It's the much heralded knight in shining armour about to determine the working future of hundreds of Illawarra coalminers.
But what - or who - is Jindal Steel and Power?
The Indian company poised to become Gujarat NRE Coking Coal's majority shareholder remains elusive and almost unknown to most within the region. And it will not declare its intentions until a Gujarat shareholders' meeting scheduled for next Wednesday.
Despite making requests by phone and email, the Mercury has been unable to speak to anyone from the Australian arm of Jindal. However, the following details about the Indian steel giant are publicly available.
The company is headed by Naveen Jindal, who took over as chairman from his father, Om Prakash Jindal, who founded the New Delhi-based company in 1952.
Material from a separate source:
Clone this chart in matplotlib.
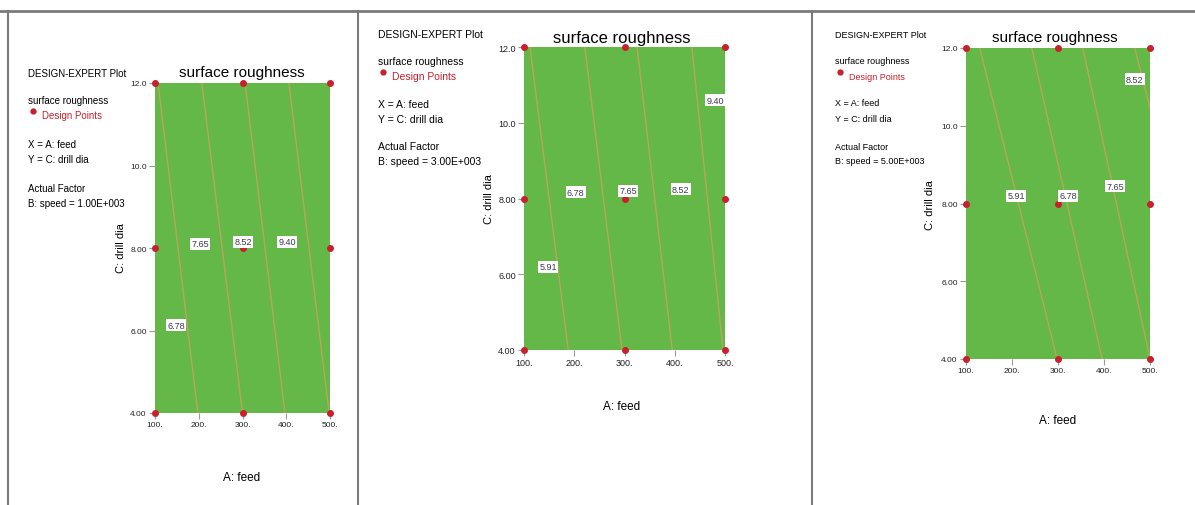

As well as being at the helm of his namesake company, Mr Jindal is an Indian MP who describes himself on his website as a "crusader for the Indian national flag, an advocate of women and child rights, a philanthropist, a parliamentarian, a politician, a successful industrialist, and a sportsman par excellence".
According to Indian newspaper Business Standard, Jindal Steel and Power plans to become India's third largest steel producer by 2015.
The Standard reported in August that, pending the result of Wednesday's Gujarat NRE shareholders' meeting, Jindal would use coal reserves from the two Illawarra mines to sustain these steel operations.
Jindal's managing director and chief executive, Ravi Uppal, said Jindal wanted "an assurance in supply and price stability, which is why we are exploring opportunities outside India, as there is a shortage of resources in the domestic market".
The takeover of Gujarat NRE would be a dramatic boost in Jindal's Australian operations because it only seems to have exploration licences in Queensland, as well as a 27.29 per cent stake in coal exploration company Rockland Richfield.
In February, Jindal began a $221 million takeover bid of Gujarat NRE, offering to buy shares for 20¢ each.
Gujarat advised its shareholders to reject this offer because it was too low.
At the close of trading yesterday, Gujarat's shares were 7.5¢ on the Australian Stock Exchange.